Jared Kushner, according to reporting on Thursday from NBC and the Washington Post, is now front-and-center in the FBI's investigation of Russia's intersection with the Trump presidential campaign and, apparently, the Trump White House.
There are some unanswered questions here: NBC noted that Kushner is being treated differently from Trump campaign aides, such as Paul Manafort, and former White House officials, such as Michael Flynn. Grand juries have subpoenaed records from both of those men, and it's not clear if subpoenas have landed on Kushner's doorstep.
But the Washington Post also reported -- and this seems central and crucial as to why the president's son-in-law is a different sort of target here -- that the FBI is focusing on a series of conversations that Kushner had in December with Russia's ambassador to the U.S., Sergey Kislyak.
At the time, Kushner had already spent months trying to arrange fresh financing for a troubled building his family owns, 666 Fifth Avenue.
After one of those meetings, Kislyak arranged a meeting between Kushner and Sergey Gorkov, the powerful chief executive of a major Russian bank, Vnesheconombank, also known as VEB.
The U.S. had imposed financial sanctions on VEB because of Russian President Vladimir Putin's military incursions in Ukraine and annexation of Crimea. (During this period the Russians were also meeting with Flynn, Trump's incoming national security adviser.)
VEB has close ties to the Kremlin, and Gorkov attended a training academy for members of Russia's security and intelligence services.

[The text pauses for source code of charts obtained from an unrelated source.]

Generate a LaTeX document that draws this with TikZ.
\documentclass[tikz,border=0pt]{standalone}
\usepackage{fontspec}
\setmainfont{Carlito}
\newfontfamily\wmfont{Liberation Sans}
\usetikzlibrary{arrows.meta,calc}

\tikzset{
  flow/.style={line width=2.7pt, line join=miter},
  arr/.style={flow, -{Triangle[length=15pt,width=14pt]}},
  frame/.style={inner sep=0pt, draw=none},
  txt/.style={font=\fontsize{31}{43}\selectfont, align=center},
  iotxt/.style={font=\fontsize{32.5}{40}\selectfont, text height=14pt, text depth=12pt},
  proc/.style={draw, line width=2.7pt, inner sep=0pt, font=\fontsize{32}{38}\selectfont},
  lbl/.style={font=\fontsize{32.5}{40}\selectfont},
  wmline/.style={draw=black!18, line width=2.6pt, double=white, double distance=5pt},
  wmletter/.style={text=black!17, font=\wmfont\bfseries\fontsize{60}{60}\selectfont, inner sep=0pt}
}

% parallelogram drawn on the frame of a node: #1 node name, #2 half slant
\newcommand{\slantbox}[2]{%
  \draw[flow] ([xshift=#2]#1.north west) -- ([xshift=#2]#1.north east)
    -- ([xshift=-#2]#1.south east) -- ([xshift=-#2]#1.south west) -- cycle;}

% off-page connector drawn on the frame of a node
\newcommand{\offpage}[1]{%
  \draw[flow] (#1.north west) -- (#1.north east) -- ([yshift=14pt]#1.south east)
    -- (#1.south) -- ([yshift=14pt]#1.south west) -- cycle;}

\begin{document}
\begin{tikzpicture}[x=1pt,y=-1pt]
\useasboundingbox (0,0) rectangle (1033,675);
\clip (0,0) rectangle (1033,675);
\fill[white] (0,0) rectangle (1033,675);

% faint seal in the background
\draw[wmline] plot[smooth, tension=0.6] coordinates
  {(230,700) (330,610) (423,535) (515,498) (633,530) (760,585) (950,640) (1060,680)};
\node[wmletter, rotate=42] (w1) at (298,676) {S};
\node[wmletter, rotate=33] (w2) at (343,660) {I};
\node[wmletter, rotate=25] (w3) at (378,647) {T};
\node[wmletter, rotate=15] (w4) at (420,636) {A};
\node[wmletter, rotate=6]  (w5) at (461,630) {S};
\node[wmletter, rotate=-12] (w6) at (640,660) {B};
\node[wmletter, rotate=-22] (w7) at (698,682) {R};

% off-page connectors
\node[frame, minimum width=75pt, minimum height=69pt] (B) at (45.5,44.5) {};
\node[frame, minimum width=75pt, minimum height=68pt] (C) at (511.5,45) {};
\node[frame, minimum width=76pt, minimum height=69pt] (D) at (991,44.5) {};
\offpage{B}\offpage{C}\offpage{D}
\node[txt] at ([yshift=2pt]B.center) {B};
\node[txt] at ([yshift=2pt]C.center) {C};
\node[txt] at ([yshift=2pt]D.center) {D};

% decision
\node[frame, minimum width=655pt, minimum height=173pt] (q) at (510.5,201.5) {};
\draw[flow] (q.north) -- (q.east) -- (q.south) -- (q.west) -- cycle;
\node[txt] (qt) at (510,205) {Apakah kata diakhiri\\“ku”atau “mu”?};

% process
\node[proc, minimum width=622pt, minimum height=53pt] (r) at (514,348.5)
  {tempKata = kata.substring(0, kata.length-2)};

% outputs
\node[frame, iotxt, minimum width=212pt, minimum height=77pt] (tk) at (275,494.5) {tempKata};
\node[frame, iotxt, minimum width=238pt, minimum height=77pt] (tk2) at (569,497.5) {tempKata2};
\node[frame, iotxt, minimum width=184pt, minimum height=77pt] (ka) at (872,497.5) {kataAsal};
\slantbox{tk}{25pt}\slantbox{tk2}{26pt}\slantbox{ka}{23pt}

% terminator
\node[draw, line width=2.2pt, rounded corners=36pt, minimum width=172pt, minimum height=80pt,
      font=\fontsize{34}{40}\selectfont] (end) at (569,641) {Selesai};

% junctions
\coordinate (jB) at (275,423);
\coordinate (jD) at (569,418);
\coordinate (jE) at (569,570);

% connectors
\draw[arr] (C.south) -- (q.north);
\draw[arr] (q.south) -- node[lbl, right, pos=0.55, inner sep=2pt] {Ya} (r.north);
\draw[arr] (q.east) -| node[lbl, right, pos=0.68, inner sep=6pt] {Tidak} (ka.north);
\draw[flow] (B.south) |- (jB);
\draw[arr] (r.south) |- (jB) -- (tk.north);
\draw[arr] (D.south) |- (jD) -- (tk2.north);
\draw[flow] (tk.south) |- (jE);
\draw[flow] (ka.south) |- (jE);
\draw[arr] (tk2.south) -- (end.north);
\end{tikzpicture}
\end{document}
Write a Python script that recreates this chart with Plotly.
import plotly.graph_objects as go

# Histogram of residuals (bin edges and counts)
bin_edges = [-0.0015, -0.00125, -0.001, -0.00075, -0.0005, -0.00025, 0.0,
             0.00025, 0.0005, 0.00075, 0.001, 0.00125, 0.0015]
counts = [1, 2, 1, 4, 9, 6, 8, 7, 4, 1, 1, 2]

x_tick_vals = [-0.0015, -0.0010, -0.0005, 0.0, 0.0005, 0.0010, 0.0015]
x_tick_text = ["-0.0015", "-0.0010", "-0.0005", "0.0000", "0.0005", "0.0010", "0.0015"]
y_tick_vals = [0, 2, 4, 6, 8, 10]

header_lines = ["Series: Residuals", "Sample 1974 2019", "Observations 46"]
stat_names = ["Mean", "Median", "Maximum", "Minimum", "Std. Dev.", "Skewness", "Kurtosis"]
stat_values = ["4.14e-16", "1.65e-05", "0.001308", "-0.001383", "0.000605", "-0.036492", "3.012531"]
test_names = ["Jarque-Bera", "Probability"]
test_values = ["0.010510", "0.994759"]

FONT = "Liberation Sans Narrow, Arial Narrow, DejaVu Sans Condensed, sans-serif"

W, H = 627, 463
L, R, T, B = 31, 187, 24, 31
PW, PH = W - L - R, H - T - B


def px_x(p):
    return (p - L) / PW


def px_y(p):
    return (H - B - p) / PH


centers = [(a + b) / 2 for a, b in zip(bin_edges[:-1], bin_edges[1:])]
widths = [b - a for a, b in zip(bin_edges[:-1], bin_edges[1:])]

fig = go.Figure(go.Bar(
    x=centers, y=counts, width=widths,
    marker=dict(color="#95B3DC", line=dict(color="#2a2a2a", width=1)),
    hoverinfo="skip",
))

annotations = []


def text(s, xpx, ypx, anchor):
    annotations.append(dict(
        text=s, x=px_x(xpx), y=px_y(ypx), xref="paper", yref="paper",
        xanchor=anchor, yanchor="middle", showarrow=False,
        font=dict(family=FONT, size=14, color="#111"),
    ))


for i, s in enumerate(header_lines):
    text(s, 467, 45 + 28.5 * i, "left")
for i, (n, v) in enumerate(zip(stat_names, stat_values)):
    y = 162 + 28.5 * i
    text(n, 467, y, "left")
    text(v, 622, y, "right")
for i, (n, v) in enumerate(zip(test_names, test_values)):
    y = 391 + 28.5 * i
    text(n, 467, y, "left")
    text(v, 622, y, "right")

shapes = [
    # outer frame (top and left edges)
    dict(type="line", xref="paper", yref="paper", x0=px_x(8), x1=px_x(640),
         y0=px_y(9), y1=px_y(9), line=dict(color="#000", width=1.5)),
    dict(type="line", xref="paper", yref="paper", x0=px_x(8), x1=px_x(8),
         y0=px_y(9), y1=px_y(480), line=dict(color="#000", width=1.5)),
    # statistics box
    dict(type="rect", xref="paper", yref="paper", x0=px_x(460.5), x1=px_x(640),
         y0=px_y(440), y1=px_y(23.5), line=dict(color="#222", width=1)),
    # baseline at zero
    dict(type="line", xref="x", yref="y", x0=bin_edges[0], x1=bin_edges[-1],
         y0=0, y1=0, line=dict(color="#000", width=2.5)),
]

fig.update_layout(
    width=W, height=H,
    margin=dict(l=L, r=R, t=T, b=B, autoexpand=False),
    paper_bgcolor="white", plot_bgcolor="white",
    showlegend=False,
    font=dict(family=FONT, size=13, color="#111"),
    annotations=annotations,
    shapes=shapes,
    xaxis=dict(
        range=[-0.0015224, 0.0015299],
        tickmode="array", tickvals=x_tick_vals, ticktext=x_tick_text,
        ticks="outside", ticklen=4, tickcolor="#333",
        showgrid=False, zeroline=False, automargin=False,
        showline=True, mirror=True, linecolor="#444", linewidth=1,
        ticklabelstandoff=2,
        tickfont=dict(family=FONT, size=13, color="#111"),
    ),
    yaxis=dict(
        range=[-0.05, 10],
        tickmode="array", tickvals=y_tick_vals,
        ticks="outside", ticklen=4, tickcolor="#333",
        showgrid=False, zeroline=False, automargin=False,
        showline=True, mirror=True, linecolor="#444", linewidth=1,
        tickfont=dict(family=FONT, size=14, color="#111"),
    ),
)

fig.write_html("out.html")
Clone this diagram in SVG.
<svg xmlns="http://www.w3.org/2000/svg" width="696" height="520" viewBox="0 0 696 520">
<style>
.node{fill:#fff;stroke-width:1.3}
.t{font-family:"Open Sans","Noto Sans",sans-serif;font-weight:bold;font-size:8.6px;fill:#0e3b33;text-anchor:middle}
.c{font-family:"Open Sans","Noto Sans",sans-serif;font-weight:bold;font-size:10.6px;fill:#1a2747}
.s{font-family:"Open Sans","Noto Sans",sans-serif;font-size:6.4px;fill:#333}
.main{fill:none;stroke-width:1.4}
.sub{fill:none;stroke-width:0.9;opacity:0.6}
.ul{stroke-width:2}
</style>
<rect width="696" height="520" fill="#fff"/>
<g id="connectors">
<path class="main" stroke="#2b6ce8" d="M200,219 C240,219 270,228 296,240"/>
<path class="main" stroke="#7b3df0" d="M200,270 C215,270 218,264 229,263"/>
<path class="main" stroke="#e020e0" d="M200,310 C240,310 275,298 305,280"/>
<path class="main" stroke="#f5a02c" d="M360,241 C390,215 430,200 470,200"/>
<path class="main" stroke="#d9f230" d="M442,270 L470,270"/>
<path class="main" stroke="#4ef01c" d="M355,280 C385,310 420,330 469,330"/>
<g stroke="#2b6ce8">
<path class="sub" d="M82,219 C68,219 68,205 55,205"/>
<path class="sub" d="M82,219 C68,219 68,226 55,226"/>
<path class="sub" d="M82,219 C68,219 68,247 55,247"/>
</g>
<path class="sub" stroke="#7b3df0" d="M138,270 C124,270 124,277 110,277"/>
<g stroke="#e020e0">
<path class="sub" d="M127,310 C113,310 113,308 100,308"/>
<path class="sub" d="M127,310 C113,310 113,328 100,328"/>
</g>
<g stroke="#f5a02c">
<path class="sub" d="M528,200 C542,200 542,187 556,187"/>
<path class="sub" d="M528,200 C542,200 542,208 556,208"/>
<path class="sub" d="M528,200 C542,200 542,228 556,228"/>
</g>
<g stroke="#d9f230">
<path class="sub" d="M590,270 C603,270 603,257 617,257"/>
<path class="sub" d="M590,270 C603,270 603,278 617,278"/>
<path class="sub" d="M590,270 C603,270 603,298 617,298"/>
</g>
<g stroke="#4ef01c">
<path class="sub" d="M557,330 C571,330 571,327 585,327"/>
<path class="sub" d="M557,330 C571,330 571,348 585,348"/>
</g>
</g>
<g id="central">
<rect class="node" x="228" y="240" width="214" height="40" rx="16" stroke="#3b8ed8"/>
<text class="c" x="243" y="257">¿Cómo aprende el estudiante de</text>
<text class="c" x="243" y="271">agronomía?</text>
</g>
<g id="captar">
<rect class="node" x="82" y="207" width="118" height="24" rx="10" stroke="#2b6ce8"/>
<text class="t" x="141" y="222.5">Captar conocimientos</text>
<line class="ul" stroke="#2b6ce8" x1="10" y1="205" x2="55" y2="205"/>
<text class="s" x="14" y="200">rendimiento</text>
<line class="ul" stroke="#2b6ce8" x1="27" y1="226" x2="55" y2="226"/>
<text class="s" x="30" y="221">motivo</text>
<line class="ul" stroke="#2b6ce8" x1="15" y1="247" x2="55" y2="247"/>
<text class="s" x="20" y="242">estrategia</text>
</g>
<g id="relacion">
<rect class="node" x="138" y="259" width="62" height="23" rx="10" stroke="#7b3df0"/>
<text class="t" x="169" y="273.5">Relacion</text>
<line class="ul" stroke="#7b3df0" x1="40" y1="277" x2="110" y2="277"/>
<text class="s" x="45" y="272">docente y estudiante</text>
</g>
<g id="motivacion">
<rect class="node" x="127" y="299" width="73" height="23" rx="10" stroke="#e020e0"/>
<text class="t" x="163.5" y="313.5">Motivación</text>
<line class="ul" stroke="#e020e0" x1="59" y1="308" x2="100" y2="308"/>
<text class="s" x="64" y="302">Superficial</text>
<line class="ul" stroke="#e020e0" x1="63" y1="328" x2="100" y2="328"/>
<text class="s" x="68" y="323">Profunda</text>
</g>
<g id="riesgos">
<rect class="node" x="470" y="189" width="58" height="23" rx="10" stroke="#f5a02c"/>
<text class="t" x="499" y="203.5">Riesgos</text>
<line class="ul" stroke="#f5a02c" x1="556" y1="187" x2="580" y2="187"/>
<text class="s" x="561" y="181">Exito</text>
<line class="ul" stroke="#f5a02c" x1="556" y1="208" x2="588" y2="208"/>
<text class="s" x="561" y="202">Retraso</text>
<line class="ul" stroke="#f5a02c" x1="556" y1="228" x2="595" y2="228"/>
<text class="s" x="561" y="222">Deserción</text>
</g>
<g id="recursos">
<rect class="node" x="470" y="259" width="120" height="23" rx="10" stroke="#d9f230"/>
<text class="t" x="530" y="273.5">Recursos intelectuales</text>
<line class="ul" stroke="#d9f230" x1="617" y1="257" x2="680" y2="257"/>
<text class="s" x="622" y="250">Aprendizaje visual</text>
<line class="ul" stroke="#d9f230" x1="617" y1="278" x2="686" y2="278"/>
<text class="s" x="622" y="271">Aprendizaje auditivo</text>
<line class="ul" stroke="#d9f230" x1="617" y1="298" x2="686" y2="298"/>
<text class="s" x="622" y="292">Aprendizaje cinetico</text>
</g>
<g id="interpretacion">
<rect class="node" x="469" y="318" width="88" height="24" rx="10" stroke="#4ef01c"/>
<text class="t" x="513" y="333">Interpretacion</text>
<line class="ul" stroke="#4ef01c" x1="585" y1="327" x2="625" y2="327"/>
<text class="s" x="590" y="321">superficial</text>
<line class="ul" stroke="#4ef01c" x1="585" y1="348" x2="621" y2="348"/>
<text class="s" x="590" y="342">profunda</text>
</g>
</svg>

A Trump spokeswoman has described Kushner's meetings with the Russians as routine, which they may have been given his role at the time as Trump's liaison to foreign powers.
But given the significance of 666 Fifth Avenue to Kushner and his family's fortunes, it's also possible that he saw the Russians as potential investors.
It's worth recalling that Kushner had spent the prior months lobbying Anbang, an insurer and prolific deal-maker close to China's government, for a major investment in 666 Fifth Avenue. Anbang had considered investing $4 billion in the building.
Kushner overpaid for the building in 2007, when he bought it with the help of bank loans for $1.8 billion. When the financial crisis landed a year later, occupancy rates in the building plummeted and Kushner had to be rescued by outside investors.
Anbang's investment would have valued the building at a handsome $2.85 billion, and also refinanced about $1.15 billion in debt.
The possibility of a transaction brought scrutiny from two Bloomberg reporters, Caleb Melby and David Kocieniewski, as well as from Congress and the#New York Times. I discussed it in a column#here#and here. The Anbang deal faded after the Bloomberg report.
There's good reason for all the attention being paid to these things: Kushner is a senior White House adviser and a pivotal voice on foreign policy issues. Kushner was also reportedly one of the leading voices telling Trump to fire James Comey from his job as FBI director.
"Mr. Kushner previously volunteered to share with Congress what he knows about these meetings," Kushner's lawyer, Jamie Gorelick, told CNN on Thursday. "He will do the same if he is contacted in connection with any other inquiry."
Kushner, at 36 years old, had little diplomatic or global business experience prior to the president giving him one of the White House's most powerful and multi-faceted portfolios. The prospect that he may have been jockeying for Chinese or Russian financiers to bail out him and his family from a potentially disastrous investment at 666 Fifth Avenue presents complex but obvious conflicts of interest as well as the prospect of injudicious or self-serving White House policymaking.
The Trumps and the Kushners have also played fast and loose with the norms of ethics and conflicts of interest standards as they've gone about mingling their political and business lives. It's visible in the Washington hotel that they continue to own and run not too far from the White House; it's visible in the Kushner family's recent fundraising tour in China for a New Jersey property, and it's visible -- in the very lack of visibility -- around the president's own financial holdings and tax payments.
Trump is insulated from some of this, legally. As he said just two weeks after his November election victory: "The law's totally on my side, meaning, the president can't have a conflict of interest."
The president can have a financial conflict, of course. But no federal ethics laws apply to the president. (There are anti-bribery clauses of the Constitution that do, however.)
Regardless, the president is, indeed, in a privileged legal position when it comes to financial conflicts.
Trump's advisers and relatives are not immune to those laws and others, however. To the extent that the FBI is knocking on Kushner's door with financial questions, the president's son-in-law could be in a very difficult situation.